堀内 私どもは「遺跡化する」と呼んでいますが、地面の中で遺跡や考古学の資料として埋蔵される状況に至る経緯はさまざまですね。要らないから捨てる、壊れたから捨てる、使えなくなったら捨てる、あとは例えば飽きたから捨てるなど、さまざまな要因で廃棄というのは行われてきています。そういった人間の活動を発掘調査によって出土した資料から窺い、何とか解き明かそうというのが私たちの仕事になります。

鈴木 江戸の考古学というのは本格的にこの調査で始まった、ということでしたね。

芳賀 文献資料がある時代でも考古学からわかることもたくさんあるのだと。

鈴木 大学だからこそ掘れた、という面はあるんですか。

堀内 ありますね。今も同じですが、当時、埋蔵文化財の範囲は中世までは発掘調査を行うことになっていましたが、近世は入っていませんでした。東京大学の創立100周年事業の一環として計画された御殿下記念館、山上会館の試掘調査で、たまたま江戸時代の屋敷の石垣とか金箔瓦が出てきたので、「大学さんだから、掘ってみてよ」という話から始まっているんですね。

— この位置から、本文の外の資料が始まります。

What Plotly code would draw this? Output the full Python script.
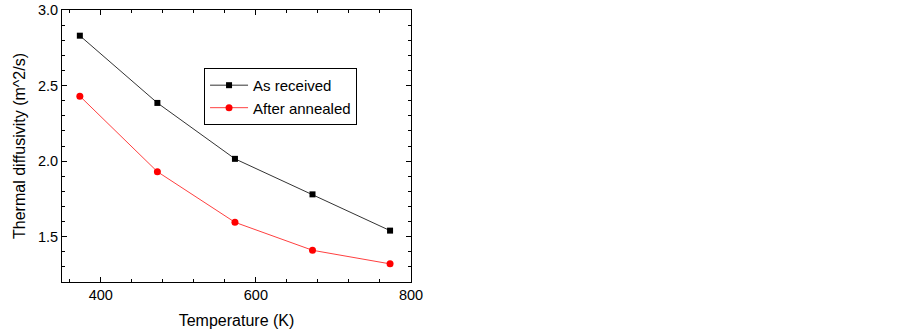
import plotly.graph_objects as go

temperature = [373, 473, 573, 673, 773]
as_received = [2.83, 2.385, 2.015, 1.78, 1.54]
after_annealed = [2.43, 1.93, 1.595, 1.41, 1.32]

FONT = "Liberation Sans, Arial, sans-serif"

fig = go.Figure()
fig.add_trace(go.Scatter(x=temperature, y=as_received, mode="lines+markers", name="As received",
                         line=dict(color="#333333", width=1),
                         marker=dict(symbol="square", size=6, color="black")))
fig.add_trace(go.Scatter(x=temperature, y=after_annealed, mode="lines+markers", name="After annealed",
                         line=dict(color="#ff4040", width=1),
                         marker=dict(symbol="circle", size=7, color="red")))

axis_common = dict(showline=True, linecolor="black", linewidth=1, mirror="allticks",
                   ticks="inside", ticklen=5, tickcolor="black", showgrid=False, zeroline=False,
                   automargin=False,
                   tickfont=dict(family=FONT, size=14.5, color="black"))

fig.update_xaxes(range=[350, 800], dtick=200, tick0=400,
                 minor=dict(ticks="inside", dtick=40, tick0=360, ticklen=3, tickcolor="black"),
                 title=dict(text="Temperature (K)", font=dict(family=FONT, size=16, color="black"), standoff=12),
                 **axis_common)
fig.update_yaxes(range=[1.2, 3.0], dtick=0.5, tick0=1.5, tickformat=".1f",
                 minor=dict(ticks="inside", dtick=0.1, ticklen=3, tickcolor="black"),
                 title=dict(text="Thermal diffusivity (m^2/s)", font=dict(family=FONT, size=16, color="black"), standoff=8),
                 **axis_common)

fig.update_layout(
    width=903, height=330,
    margin=dict(l=62, r=492, t=10, b=48),
    plot_bgcolor="white", paper_bgcolor="white",
    font=dict(family=FONT, color="black"),
    legend=dict(x=0.407, y=0.787, xanchor="left", yanchor="top",
                bordercolor="black", borderwidth=1, bgcolor="white",
                font=dict(family=FONT, size=15, color="black"),
                tracegroupgap=0, itemwidth=38),
    showlegend=True,
)

fig.write_html("out.html", config={"displayModeBar": False},
               post_script="document.body.style.margin='0';document.body.style.padding='0';")
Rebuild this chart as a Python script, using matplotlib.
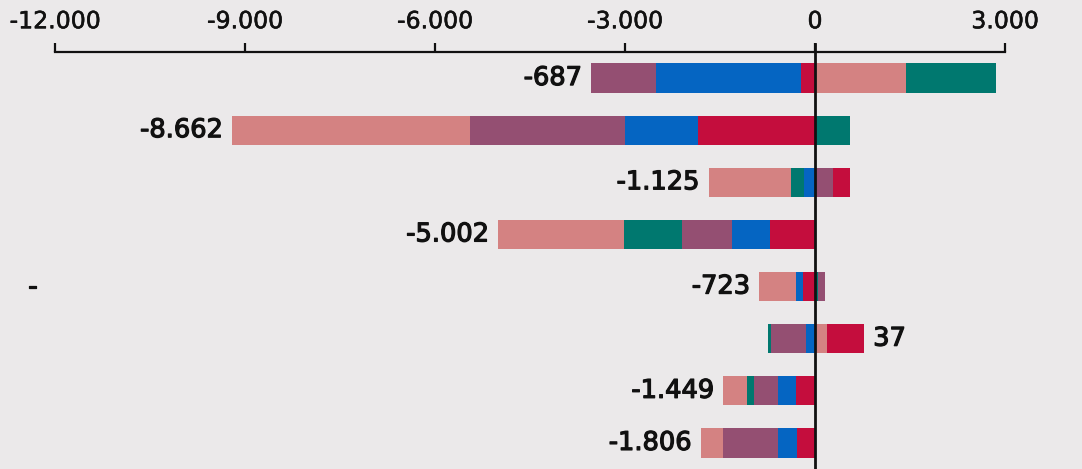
import numpy as np
import matplotlib.pyplot as plt
import matplotlib.patheffects as pe
from matplotlib.ticker import FuncFormatter

# series order = order of stacking on both sides of the zero line
series = ['pink', 'teal', 'purple', 'blue', 'red']
colors = ['#d48282', '#00786f', '#944f72', '#0565c2', '#c40d3d']

pink   = [1431, -3770, -1300, -1993, -580,  190, -371, -350]
teal   = [1420,   550,  -205,  -909,   42,  -47, -118,    0]
purple = [-1031, -2438,  287,  -796,  115, -553, -381, -878]
blue   = [-2282, -1164, -175,  -592, -115, -142, -272, -298]
red    = [-225, -1840,   268,  -712, -185,  589, -307, -280]

row_labels = ['', '', '', '', '-', '', '', '']

data = np.array([pink, teal, purple, blue, red], dtype=float)
totals = data.sum(axis=0)
y = np.arange(data.shape[1])

plt.rcParams['font.family'] = ['Liberation Sans Narrow', 'DejaVu Sans']

fig = plt.figure(figsize=(10.82, 4.69), dpi=100)
bg = '#ebe9ea'
ink = '#111111'
fig.patch.set_facecolor(bg)
ax = fig.add_axes([55 / 1082, 0, 950 / 1082, 417 / 469])
ax.set_facecolor(bg)

bar_h = 0.56
pos_left = np.zeros(len(y))
neg_left = np.zeros(len(y))
# positives stack outward from zero in series order
for vals, col in zip(data, colors):
    p = np.where(vals > 0, vals, 0)
    ax.barh(y, p, left=pos_left, height=bar_h, color=col, linewidth=0)
    pos_left += p
# negatives: last series sits next to zero
for vals, col in zip(data[::-1], colors[::-1]):
    n = np.where(vals < 0, vals, 0)
    ax.barh(y, n, left=neg_left, height=bar_h, color=col, linewidth=0)
    neg_left += n

def fmt(v, pos=None):
    return f"{int(round(v)):,}".replace(',', '.')

heavy = [pe.withStroke(linewidth=0.9, foreground=ink)]
light = [pe.withStroke(linewidth=0.4, foreground=ink)]

for i, t in enumerate(totals):
    if t < 0:
        ax.text(neg_left[i] - 140, y[i], fmt(t), ha='right', va='center',
                fontsize=18.5, color=ink, path_effects=heavy)
    else:
        ax.text(pos_left[i] + 140, y[i], fmt(t), ha='left', va='center',
                fontsize=18.5, color=ink, path_effects=heavy)

for i, lab in enumerate(row_labels):
    if lab:
        ax.text(-12350, y[i], lab, ha='center', va='center', fontsize=18,
                color=ink, path_effects=heavy)

ax.axvline(0, color=ink, lw=2, ymin=0, ymax=1.02, clip_on=False, zorder=5)

ax.set_xlim(-12000, 3000)
ax.set_ylim(7.5, -0.5)
ax.xaxis.tick_top()
ax.set_xticks([-12000, -9000, -6000, -3000, 0, 3000])
ax.xaxis.set_major_formatter(FuncFormatter(fmt))
ax.tick_params(axis='x', direction='out', length=6.5, width=1.6, color=ink,
               labelsize=17, pad=7, labelcolor=ink)
for lbl in ax.get_xticklabels():
    lbl.set_path_effects(light)
ax.set_yticks([])
for s in ['left', 'right', 'bottom']:
    ax.spines[s].set_visible(False)
ax.spines['top'].set_linewidth(1.6)
ax.spines['top'].set_color(ink)

fig.savefig('out.png', dpi=100, facecolor=bg)
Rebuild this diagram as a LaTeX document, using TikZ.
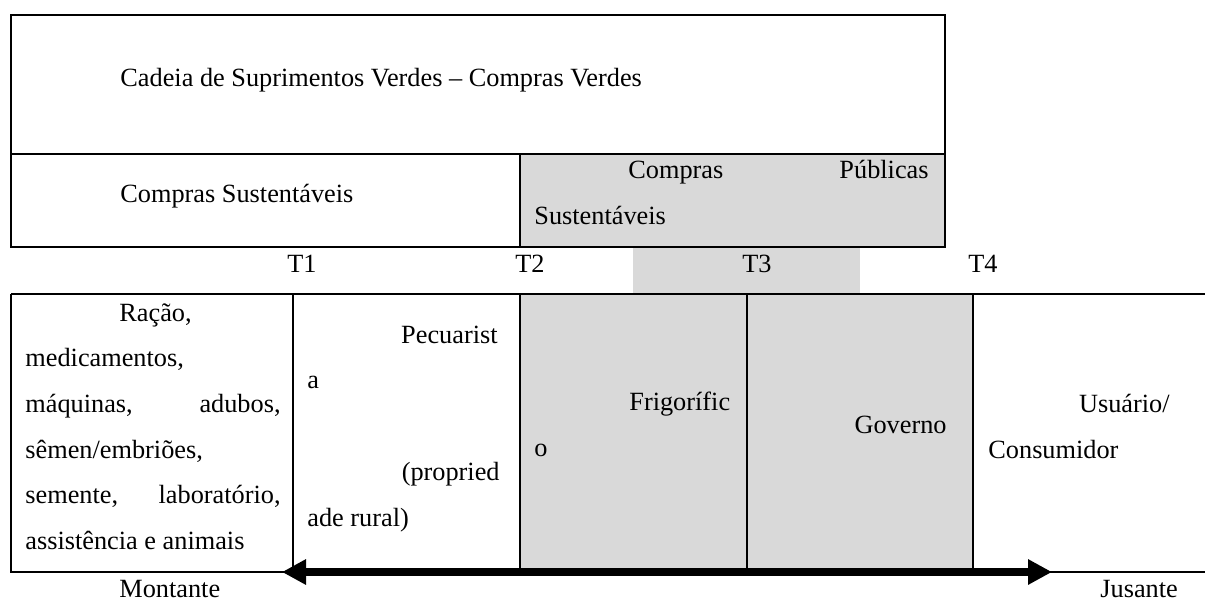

芳賀 大学だからこそ、という部分がかなり大きかったんですね。

髙岸 われわれは考古学というと、文字が残っていない時代の石器や土器というイメージが強いのですが、ギリシア・ローマでもそうですか。

芳賀 実は、西洋世界では考古学というのは、文字がある歴史時代の研究から始まったんですね 。ギリシア・ローマ時代は日本で言うと弥生時代あたりですけれど。

堀内 日本の場合は、最初、大森貝塚からスタートしたというのが大きいとは思いますね。エジプトでも、インダスでも、中国でも文字がありますから。

芳賀 そうですね。日本では先史までというイメージが強くて、それが現在も続いていますが、東京大学は近世・近代考古学の牽引役となったということですね。

堀内 積極的に踏み出せたのは、やっぱり大学ならでは、と思いますね。もちろん歴史時代の考古学をやっていなかったわけではないですけど、江戸時代まで踏み込むというのはなかなか……。

鈴木 ちゃんと掘り始めたのはここからですよね、やっぱり。

堀内 これまでもいくつかはありましたが、あの規模で調査を始めたのはそうですね。あと、時代もよろしい時代だったので。

鈴木 それはどういう意味で“よろしい”時代だったんですか。

堀内 お金がたくさん、今とは違ってあって(笑)、100周年事業では一回の声かけで100億以上のお金が集まってですね。当時、7%くらい利率があって1年で7億の利子が……。

髙岸 なるほど。100周年というと1970年代、ちょうど50年前ということですね。

鈴木 大学だからというだけではなくて100周年だったから、というのもあったんでしょうね。

堀内 当時の大学がどう考えていたかわかりませんが、そういったことにも寄与しようと判断されたんだと思います。